Dans ses activités de programme, le PCP ne s’occupe pas d’évaluer les événements historiques, ni de justifier «tout ce qui est soviétique». Nous traitons cela comme une tâche d’historiens et de journalistes traitant de l’histoire et non d’un parti politique. D’autre part, Ziobro et le PiS imposent leur récit historique et postulent la vie et l’action dans le passé, enchevêtrés dans des conflits aujourd’hui anachroniques.
Dans la demande de Z. Ziobro, nous lisons que: « Les membres du Parti indiquent la supériorité du système au pouvoir en URSS à l’époque de la » terreur rouge « , de la famine et de la terreur stalinienne sur le système démocratique du libre marché. Ils louent également le degré de démocratisation de la vie publique en URSS, la promotion de la culture par les bolcheviks et la consolidation de la prospérité universelle. «
Nous n’avons trouvé aucun éloge de la terreur dans nos documents. Les communistes polonais en URSS en ont également été victimes, y compris la quasi-totalité des dirigeants du PCP d’avant-guerre. Nous avons écrit que la culture, y compris la culture régionale, était soutenue en Union soviétique, comme en témoignent des centaines de philharmoniques, théâtres, cinémas, musées et centres communautaires gérés par l’État et accessibles à tous. Dans toutes les républiques, les « artistes folkloriques » ont été encouragés et maintenus. Les moyens de subsistance des citoyens ont été pris en charge, il n’y avait pas de chômage, des logements ont été construits, ils ont été répartis en fonction des besoins, etc.

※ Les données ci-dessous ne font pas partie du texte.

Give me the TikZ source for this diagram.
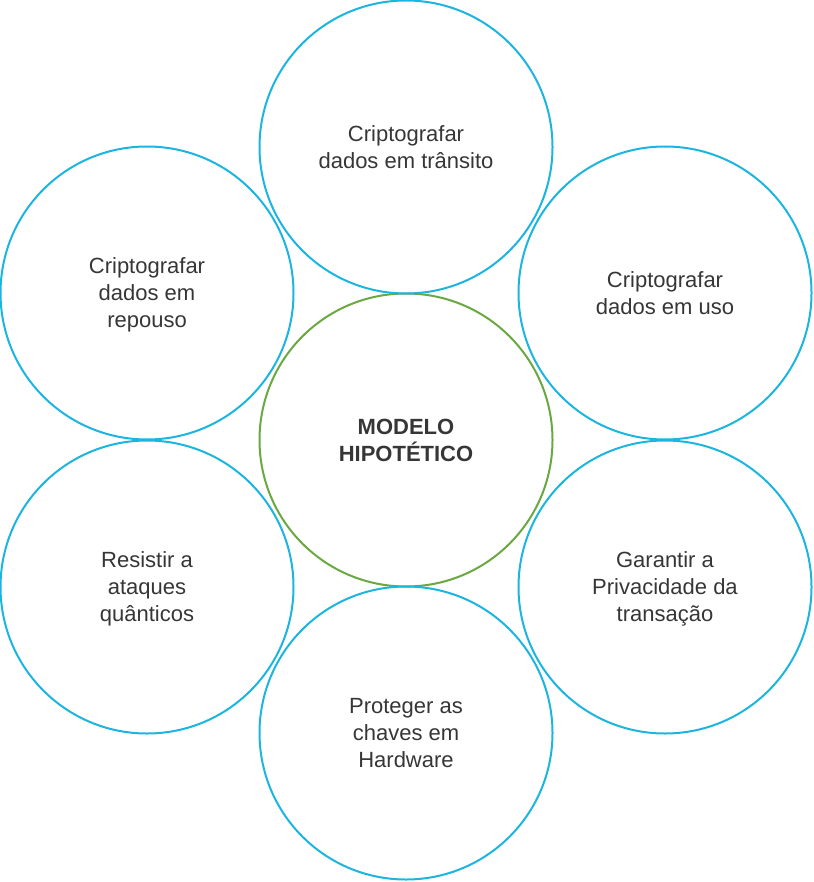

Mais le ministre Ziobro continue ses accusations : «Les criminels communistes tels que Joseph Staline et Felix Dzerjinsky sont également glorifiés. Le PCP écrit à propos de ce dernier dans le journal officiel: «Le prolétariat du monde entier a incliné la tête devant l’infatigable révolutionnaire dont Joseph Staline a animé la Flamme éternelle. Felix Dzerjinski – un continuateur des plus belles traditions de la fraternité du prolétariat polonais et russe – a compris que tout en luttant pour la victoire de la révolution d’Octobre, en défendant ses acquis, puis en construisant le socialisme en Union soviétique, il se battait pour l’avenir et le bonheur de la nation polonaise. «
Les citations de textes sources «glorifiant» Staline ou Dzerjinski ne peuvent pas être considérées comme la preuve que nous voulons introduire un système totalitaire. Ils reflètent l’atmosphère et le style de la propagande officielle de ces années. C’est tout aussi exagéré que d’attacher un panégyrique historique en l’honneur des empereurs ou des rois à l’intention d’introduire le féodalisme à la citation.

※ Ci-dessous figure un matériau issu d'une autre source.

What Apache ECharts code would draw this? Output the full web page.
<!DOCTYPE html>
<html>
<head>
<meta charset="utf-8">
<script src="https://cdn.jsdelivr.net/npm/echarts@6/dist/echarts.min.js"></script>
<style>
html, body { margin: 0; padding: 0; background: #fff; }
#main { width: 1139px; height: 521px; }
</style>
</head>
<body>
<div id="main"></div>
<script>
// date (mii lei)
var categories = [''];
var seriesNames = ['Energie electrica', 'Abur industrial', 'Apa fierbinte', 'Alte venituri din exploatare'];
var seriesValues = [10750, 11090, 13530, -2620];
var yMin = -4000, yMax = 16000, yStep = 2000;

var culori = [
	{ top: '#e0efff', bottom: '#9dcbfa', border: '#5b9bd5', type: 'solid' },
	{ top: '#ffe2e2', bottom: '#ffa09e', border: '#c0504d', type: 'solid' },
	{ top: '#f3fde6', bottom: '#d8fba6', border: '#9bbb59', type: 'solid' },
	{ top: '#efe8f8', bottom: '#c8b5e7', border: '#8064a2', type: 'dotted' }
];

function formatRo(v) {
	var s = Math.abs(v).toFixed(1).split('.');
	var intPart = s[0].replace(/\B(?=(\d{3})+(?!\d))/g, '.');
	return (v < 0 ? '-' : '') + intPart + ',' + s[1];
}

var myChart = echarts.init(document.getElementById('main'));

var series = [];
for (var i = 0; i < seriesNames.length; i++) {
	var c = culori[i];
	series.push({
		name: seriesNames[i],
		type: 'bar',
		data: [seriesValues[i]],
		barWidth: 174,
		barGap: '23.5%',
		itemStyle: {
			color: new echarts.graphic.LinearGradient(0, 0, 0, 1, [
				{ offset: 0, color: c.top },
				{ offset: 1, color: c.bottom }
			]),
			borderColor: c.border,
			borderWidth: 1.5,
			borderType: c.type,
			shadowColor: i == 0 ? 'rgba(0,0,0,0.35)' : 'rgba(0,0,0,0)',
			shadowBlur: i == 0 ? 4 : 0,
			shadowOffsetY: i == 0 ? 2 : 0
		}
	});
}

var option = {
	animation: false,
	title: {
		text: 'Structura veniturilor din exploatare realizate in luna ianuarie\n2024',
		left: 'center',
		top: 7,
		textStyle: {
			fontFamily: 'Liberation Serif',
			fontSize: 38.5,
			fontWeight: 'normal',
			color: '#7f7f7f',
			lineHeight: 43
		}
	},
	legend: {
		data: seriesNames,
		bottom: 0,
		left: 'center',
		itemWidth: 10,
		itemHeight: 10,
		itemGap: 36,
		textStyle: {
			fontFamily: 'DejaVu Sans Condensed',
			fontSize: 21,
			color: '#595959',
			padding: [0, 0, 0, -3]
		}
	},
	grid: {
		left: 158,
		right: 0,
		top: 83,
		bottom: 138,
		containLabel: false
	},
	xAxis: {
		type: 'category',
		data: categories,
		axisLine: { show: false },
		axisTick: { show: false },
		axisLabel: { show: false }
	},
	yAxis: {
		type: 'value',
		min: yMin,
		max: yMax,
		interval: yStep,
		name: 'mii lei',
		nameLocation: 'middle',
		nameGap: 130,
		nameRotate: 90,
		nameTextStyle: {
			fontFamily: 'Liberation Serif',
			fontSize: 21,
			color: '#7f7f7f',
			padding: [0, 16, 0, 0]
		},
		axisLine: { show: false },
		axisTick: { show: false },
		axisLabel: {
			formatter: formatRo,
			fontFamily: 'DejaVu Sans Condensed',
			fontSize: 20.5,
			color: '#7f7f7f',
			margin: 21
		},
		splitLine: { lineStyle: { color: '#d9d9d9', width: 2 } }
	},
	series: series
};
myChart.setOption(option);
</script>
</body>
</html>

Nous ne sommes pas seulement accusés de ce que, selon le ministre Ziobro, le PCP ferait. Il nous accuse également de ce que nous ne faisons pas: « De l’avis du parquet national, » le PCP ne condamne même pas des événements aussi traumatisants pour la nation polonaise que le massacre de Katyn « .

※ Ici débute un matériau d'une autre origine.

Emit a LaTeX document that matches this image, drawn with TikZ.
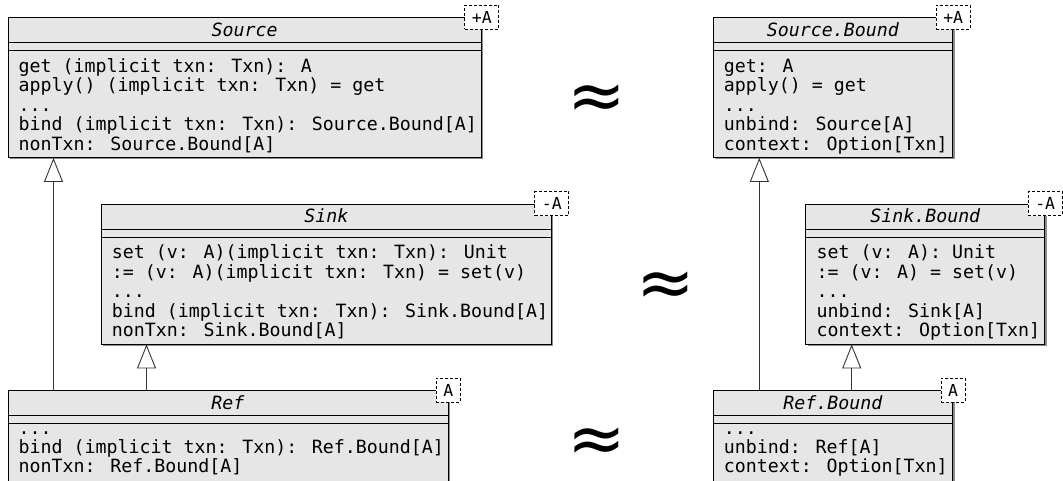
\documentclass[tikz,border=0pt]{standalone}
\usepackage{fontspec}
\usetikzlibrary{arrows.meta,shadows}
\newfontfamily\umlmono{DejaVu Sans Mono}
\newfontfamily\apxfont{DejaVu Sans}
\definecolor{clsfill}{HTML}{E6E6E6}
\definecolor{clsshadow}{HTML}{8C8C8C}
\tikzset{
  cls/.style={draw=black, fill=clsfill, line width=0.9pt, inner sep=0pt, anchor=north west,
    drop shadow={shadow xshift=2pt, shadow yshift=-2pt, fill=clsshadow, opacity=1}},
  sepline/.style={draw=black, line width=0.9pt},
  clstitle/.style={anchor=base, inner sep=0pt, font=\umlmono\itshape\fontsize{18.27}{19.5}\selectfont},
  ln/.style={anchor=base west, inner sep=0pt, font=\umlmono\fontsize{18.27}{19.5}\selectfont},
  tmpl/.style={draw=black, dashed, dash pattern=on 3pt off 2pt, fill=white, line width=1pt,
    inner xsep=7pt, inner ysep=0pt, minimum height=24pt, font=\umlmono\fontsize{16.5}{16.5}\selectfont},
  inh/.style={draw=black!80, line width=0.9pt, -{Triangle[length=24pt,width=19pt,fill=white,line width=0.9pt]}},
  apx/.style={anchor=base, inner sep=0pt, font=\apxfont\fontsize{70}{70}\selectfont}
}
\begin{document}
\begin{tikzpicture}[x=1pt,y=-1pt]
\useasboundingbox (0,0) rectangle (1063,480);

% ---------- Source ----------
\node[cls, minimum width=473.5pt, minimum height=140pt] (src) at (7.5,17) {};
\draw[sepline] ([yshift=-25.5pt]src.north west) -- ([yshift=-25.5pt]src.north east);
\draw[sepline] ([yshift=-33.5pt]src.north west) -- ([yshift=-33.5pt]src.north east);
\node[clstitle] (srct) at ([yshift=-19pt]src.north) {Source};
\node[ln] (src1) at ([xshift=11pt,yshift=-55pt]src.north west) {get (implicit txn: Txn): A};
\node[ln] (src2) at ([xshift=11pt,yshift=-74.5pt]src.north west) {apply() (implicit txn: Txn) = get};
\node[ln] (src3) at ([xshift=11pt,yshift=-94pt]src.north west) {...};
\node[ln] (src4) at ([xshift=11pt,yshift=-113.5pt]src.north west) {bind (implicit txn: Txn): Source.Bound[A]};
\node[ln] (src5) at ([xshift=11pt,yshift=-133pt]src.north west) {nonTxn: Source.Bound[A]};
\node[tmpl] (srcA) at (src.north east) {+A};

% ---------- Sink ----------
\node[cls, minimum width=450.3pt, minimum height=140pt] (snk) at (100.7,203.5) {};
\draw[sepline] ([yshift=-25.5pt]snk.north west) -- ([yshift=-25.5pt]snk.north east);
\draw[sepline] ([yshift=-33.5pt]snk.north west) -- ([yshift=-33.5pt]snk.north east);
\node[clstitle] (snkt) at ([yshift=-19pt]snk.north) {Sink};
\node[ln] (snk1) at ([xshift=11pt,yshift=-55pt]snk.north west) {set (v: A)(implicit txn: Txn): Unit};
\node[ln] (snk2) at ([xshift=11pt,yshift=-74.5pt]snk.north west) {:= (v: A)(implicit txn: Txn) = set(v)};
\node[ln] (snk3) at ([xshift=11pt,yshift=-94pt]snk.north west) {...};
\node[ln] (snk4) at ([xshift=11pt,yshift=-113.5pt]snk.north west) {bind (implicit txn: Txn): Sink.Bound[A]};
\node[ln] (snk5) at ([xshift=11pt,yshift=-133pt]snk.north west) {nonTxn: Sink.Bound[A]};
\node[tmpl] (snkA) at (snk.north east) {-A};

% ---------- Ref ----------
\node[cls, minimum width=440pt, minimum height=92pt] (ref) at (7.5,390) {};
\draw[sepline] ([yshift=-25.5pt]ref.north west) -- ([yshift=-25.5pt]ref.north east);
\draw[sepline] ([yshift=-33.5pt]ref.north west) -- ([yshift=-33.5pt]ref.north east);
\node[clstitle] (reft) at ([yshift=-19.5pt]ref.north) {Ref};
\node[ln] (ref1) at ([xshift=11pt,yshift=-44pt]ref.north west) {...};
\node[ln] (ref2) at ([xshift=11pt,yshift=-63pt]ref.north west) {bind (implicit txn: Txn): Ref.Bound[A]};
\node[ln] (ref3) at ([xshift=11pt,yshift=-82pt]ref.north west) {nonTxn: Ref.Bound[A]};
\node[tmpl] (refA) at (ref.north east) {A};

% ---------- Source.Bound ----------
\node[cls, minimum width=239.6pt, minimum height=140pt] (sb) at (712.7,17) {};
\draw[sepline] ([yshift=-25.5pt]sb.north west) -- ([yshift=-25.5pt]sb.north east);
\draw[sepline] ([yshift=-33.5pt]sb.north west) -- ([yshift=-33.5pt]sb.north east);
\node[clstitle] (sbt) at ([yshift=-19pt]sb.north) {Source.Bound};
\node[ln] (sb1) at ([xshift=11pt,yshift=-55pt]sb.north west) {get: A};
\node[ln] (sb2) at ([xshift=11pt,yshift=-74.5pt]sb.north west) {apply() = get};
\node[ln] (sb3) at ([xshift=11pt,yshift=-94pt]sb.north west) {...};
\node[ln] (sb4) at ([xshift=11pt,yshift=-113.5pt]sb.north west) {unbind: Source[A]};
\node[ln] (sb5) at ([xshift=11pt,yshift=-133pt]sb.north west) {context: Option[Txn]};
\node[tmpl] (sbA) at (sb.north east) {+A};

% ---------- Sink.Bound ----------
\node[cls, minimum width=239pt, minimum height=140pt] (kb) at (805.3,203.5) {};
\draw[sepline] ([yshift=-25.5pt]kb.north west) -- ([yshift=-25.5pt]kb.north east);
\draw[sepline] ([yshift=-33.5pt]kb.north west) -- ([yshift=-33.5pt]kb.north east);
\node[clstitle] (kbt) at ([yshift=-19pt]kb.north) {Sink.Bound};
\node[ln] (kb1) at ([xshift=11pt,yshift=-55pt]kb.north west) {set (v: A): Unit};
\node[ln] (kb2) at ([xshift=11pt,yshift=-74.5pt]kb.north west) {:= (v: A) = set(v)};
\node[ln] (kb3) at ([xshift=11pt,yshift=-94pt]kb.north west) {...};
\node[ln] (kb4) at ([xshift=11pt,yshift=-113.5pt]kb.north west) {unbind: Sink[A]};
\node[ln] (kb5) at ([xshift=11pt,yshift=-133pt]kb.north west) {context: Option[Txn]};
\node[tmpl] (kbA) at (kb.north east) {-A};

% ---------- Ref.Bound ----------
\node[cls, minimum width=239.6pt, minimum height=92pt] (rb) at (712.7,390) {};
\draw[sepline] ([yshift=-25.5pt]rb.north west) -- ([yshift=-25.5pt]rb.north east);
\draw[sepline] ([yshift=-33.5pt]rb.north west) -- ([yshift=-33.5pt]rb.north east);
\node[clstitle] (rbt) at ([yshift=-19.5pt]rb.north) {Ref.Bound};
\node[ln] (rb1) at ([xshift=11pt,yshift=-44pt]rb.north west) {...};
\node[ln] (rb2) at ([xshift=11pt,yshift=-63pt]rb.north west) {unbind: Ref[A]};
\node[ln] (rb3) at ([xshift=11pt,yshift=-82pt]rb.north west) {context: Option[Txn]};
\node[tmpl] (rbA) at (rb.north east) {A};

% ---------- generalizations ----------
\draw[inh] ([xshift=46pt]ref.north west) -- ([xshift=46pt]ref.north west |- src.south);
\draw[inh] ([xshift=139pt]ref.north west) -- ([xshift=139pt]ref.north west |- snk.south);
\draw[inh] ([xshift=46.6pt]rb.north west) -- ([xshift=46.6pt]rb.north west |- sb.south);
\draw[inh] ([xshift=139pt]rb.north west) -- ([xshift=139pt]rb.north west |- kb.south);

% ---------- approx signs ----------
\node[apx] (ap1) at (597,119) {≈};
\node[apx] (ap2) at (665.5,306) {≈};
\node[apx] (ap3) at (596.5,462) {≈};
\end{tikzpicture}
\end{document}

Le KPP condamne tous les crimes, tout comme l’assassinat d’officiers polonais à Katyn. En ce qui concerne la position du parti, seuls ses documents de programmation sont d’une importance fondamentale et contraignante. Nous n’avons pas adopté de résolutions sur l’histoire. Nous avons évoqué les événements actuels.
Les partis politiques ont-ils l’obligation de condamner le passé historique? D’autres partis, dont Solidarna Polska [parti d’extrême droite, scission du PiS, dont Zbigniew Ziobro est le président, n.d.t.], ont-ils adopté des résolutions condamnant le fascisme, le génocide des Indiens d’Amérique, le meurtre du peuple congolais, les camps de concentration anglais pendant les guerres des Boers, ou le massacre de villes entières par les Mongols, ou des dizaines d’autres crimes, énumérés ici à titre d’exemple et par hasard? Non! Le PCP n’a donc pas une telle obligation.